··· Given data

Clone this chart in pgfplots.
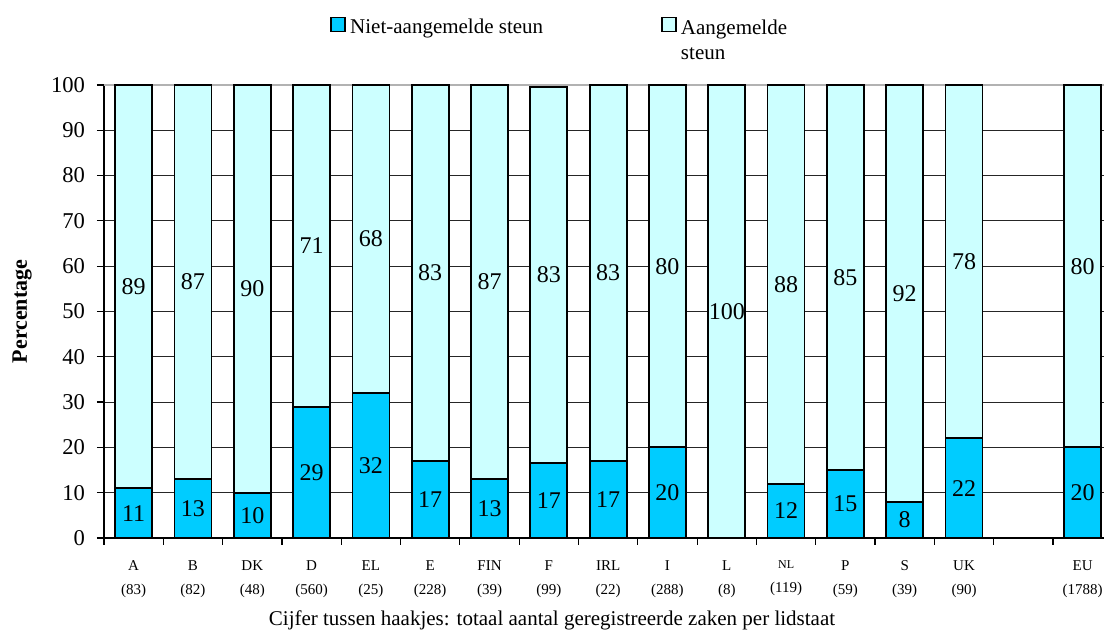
\documentclass[border=0pt]{standalone}
\usepackage{fontspec}
\setmainfont{Liberation Serif}
\usepackage{pgfplots}
\usepackage{pgfplotstable}
\pgfplotsset{compat=1.18}
\definecolor{darkc}{HTML}{00CCFF}
\definecolor{lightc}{HTML}{CCFFFF}

\pgfplotstableread{
x a b la lb
0 11 89 11 89
1 13 87 13 87
2 10 90 10 90
3 29 71 29 71
4 32 68 32 68
5 17 83 17 83
6 13 87 13 87
7 16.6 83 17 83
8 17 83 17 83
9 20 80 20 80
10 0 100 0 100
11 12 88 12 88
12 15 85 15 85
13 8 92 8 92
14 22 78 22 78
16 20 80 20 80
}\data

\begin{document}
\begin{tikzpicture}
\pgfplotsset{
  common/.style={
    at={(0pt,0pt)}, anchor=south west,
    scale only axis, width=500pt, height=226.5pt,
    xmin=-0.5, xmax=16.36, ymin=0, ymax=100,
  }
}
\begin{axis}[
  common,
  ybar stacked, bar width=18.5pt,
  axis x line*=bottom, axis y line*=left,
  axis line style={-, line width=0.6pt, black},
  xtick={0,1,2,3,4,5,6,7,8,9,10,11,12,13,14,16},
  xticklabels={A\\(83),B\\(82),DK\\(48),D\\(560),EL\\(25),E\\(228),FIN\\(39),F\\(99),IRL\\(22),I\\(288),L\\(8),{\fontsize{6}{7}\selectfont NL}\\(119),P\\(59),S\\(39),UK\\(90),EU\\(1788)},
  xticklabel style={font=\fontsize{7.5}{12}\selectfont, align=center, yshift=-4.5pt},
  minor xtick={-0.5,0.5,...,16.5},
  major x tick style={draw=none},
  minor x tick style={black, line width=0.6pt},
  tick align=outside,
  major tick length=3.5pt, minor tick length=3.5pt,
  ytick={0,10,20,30,40,50,60,70,80,90,100},
  y tick style={black, line width=0.6pt},
  yticklabel style={font=\fontsize{11.3}{13}\selectfont, /pgf/number format/assume math mode=true, xshift=-2.5pt},
  ymajorgrids=true,
  y grid style={black!85, line width=0.5pt},
  ylabel={\textbf{Percentage}},
  ylabel style={at={(axis description cs:-0.082,0.5)}, anchor=center, font=\fontsize{11}{13}\selectfont},
  xlabel={Cijfer tussen haakjes: totaal aantal geregistreerde zaken per lidstaat},
  xlabel style={at={(axis description cs:0.448,0)}, anchor=north, yshift=-32.8pt, font=\fontsize{10.5}{12}\selectfont},
  legend columns=2,
  legend style={at={(axis description cs:0.220,1.168)}, anchor=north west, draw=none, fill=none,
    font=\fontsize{10.5}{12.5}\selectfont,
    /tikz/every even column/.append style={column sep=57pt}},
  legend cell align=left,
  legend image code/.code={\draw[#1, line width=0.9pt] (0pt,-2pt) rectangle (7pt,5pt);},
]
\addplot[fill=darkc, draw=black, line width=0.9pt] table[x=x, y=a] {\data};
\addlegendentry{Niet-aangemelde steun}
\addplot[fill=lightc, draw=black, line width=0.9pt] table[x=x, y=b] {\data};
\addlegendentry{\begin{tabular}[t]{@{}l@{}}Aangemelde\\steun\end{tabular}}
\draw[gray!60, line width=1pt] (rel axis cs:0,1) -- (rel axis cs:1,1);
\end{axis}
\begin{axis}[
  common, hide axis, clip=false,
  nodes near coords,
  point meta=explicit symbolic,
  nodes near coords style={anchor=center, text=black, font=\fontsize{12}{14}\selectfont},
]
\addplot[only marks, mark=*, mark size=0pt, mark options={draw=none, fill=none}, skip coords between index={10}{11}]
  table[x=x, y expr=\thisrow{a}/2, meta=la] {\data};
\addplot[only marks, mark=*, mark size=0pt, mark options={draw=none, fill=none}]
  table[x=x, y expr=\thisrow{a}+\thisrow{b}/2, meta=lb] {\data};
\end{axis}
\pgfresetboundingbox
\path[use as bounding box] (-52pt,-46.5pt) rectangle (500pt,269pt);
\end{tikzpicture}
\end{document}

······

▶ [Job]: Without the images, write out each line of the data verbatim.

▶ [The answer]:
Clone this chart in pgfplots.
\documentclass[border=0pt]{standalone}
\usepackage{fontspec}
\setmainfont{Liberation Serif}
\usepackage{pgfplots}
\usepackage{pgfplotstable}
\pgfplotsset{compat=1.18}
\definecolor{darkc}{HTML}{00CCFF}
\definecolor{lightc}{HTML}{CCFFFF}

\pgfplotstableread{
x a b la lb
0 11 89 11 89
1 13 87 13 87
2 10 90 10 90
3 29 71 29 71
4 32 68 32 68
5 17 83 17 83
6 13 87 13 87
7 16.6 83 17 83
8 17 83 17 83
9 20 80 20 80
10 0 100 0 100
11 12 88 12 88
12 15 85 15 85
13 8 92 8 92
14 22 78 22 78
16 20 80 20 80
}\data

\begin{document}
\begin{tikzpicture}
\pgfplotsset{
  common/.style={
    at={(0pt,0pt)}, anchor=south west,
    scale only axis, width=500pt, height=226.5pt,
    xmin=-0.5, xmax=16.36, ymin=0, ymax=100,
  }
}
\begin{axis}[
  common,
  ybar stacked, bar width=18.5pt,
  axis x line*=bottom, axis y line*=left,
  axis line style={-, line width=0.6pt, black},
  xtick={0,1,2,3,4,5,6,7,8,9,10,11,12,13,14,16},
  xticklabels={A\\(83),B\\(82),DK\\(48),D\\(560),EL\\(25),E\\(228),FIN\\(39),F\\(99),IRL\\(22),I\\(288),L\\(8),{\fontsize{6}{7}\selectfont NL}\\(119),P\\(59),S\\(39),UK\\(90),EU\\(1788)},
  xticklabel style={font=\fontsize{7.5}{12}\selectfont, align=center, yshift=-4.5pt},
  minor xtick={-0.5,0.5,...,16.5},
  major x tick style={draw=none},
  minor x tick style={black, line width=0.6pt},
  tick align=outside,
  major tick length=3.5pt, minor tick length=3.5pt,
  ytick={0,10,20,30,40,50,60,70,80,90,100},
  y tick style={black, line width=0.6pt},
  yticklabel style={font=\fontsize{11.3}{13}\selectfont, /pgf/number format/assume math mode=true, xshift=-2.5pt},
  ymajorgrids=true,
  y grid style={black!85, line width=0.5pt},
  ylabel={\textbf{Percentage}},
  ylabel style={at={(axis description cs:-0.082,0.5)}, anchor=center, font=\fontsize{11}{13}\selectfont},
  xlabel={Cijfer tussen haakjes: totaal aantal geregistreerde zaken per lidstaat},
  xlabel style={at={(axis description cs:0.448,0)}, anchor=north, yshift=-32.8pt, font=\fontsize{10.5}{12}\selectfont},
  legend columns=2,
  legend style={at={(axis description cs:0.220,1.168)}, anchor=north west, draw=none, fill=none,
    font=\fontsize{10.5}{12.5}\selectfont,
    /tikz/every even column/.append style={column sep=57pt}},
  legend cell align=left,
  legend image code/.code={\draw[#1, line width=0.9pt] (0pt,-2pt) rectangle (7pt,5pt);},
]
\addplot[fill=darkc, draw=black, line width=0.9pt] table[x=x, y=a] {\data};
\addlegendentry{Niet-aangemelde steun}
\addplot[fill=lightc, draw=black, line width=0.9pt] table[x=x, y=b] {\data};
\addlegendentry{\begin{tabular}[t]{@{}l@{}}Aangemelde\\steun\end{tabular}}
\draw[gray!60, line width=1pt] (rel axis cs:0,1) -- (rel axis cs:1,1);
\end{axis}
\begin{axis}[
  common, hide axis, clip=false,
  nodes near coords,
  point meta=explicit symbolic,
  nodes near coords style={anchor=center, text=black, font=\fontsize{12}{14}\selectfont},
]
\addplot[only marks, mark=*, mark size=0pt, mark options={draw=none, fill=none}, skip coords between index={10}{11}]
  table[x=x, y expr=\thisrow{a}/2, meta=la] {\data};
\addplot[only marks, mark=*, mark size=0pt, mark options={draw=none, fill=none}]
  table[x=x, y expr=\thisrow{a}+\thisrow{b}/2, meta=lb] {\data};
\end{axis}
\pgfresetboundingbox
\path[use as bounding box] (-52pt,-46.5pt) rectangle (500pt,269pt);
\end{tikzpicture}
\end{document}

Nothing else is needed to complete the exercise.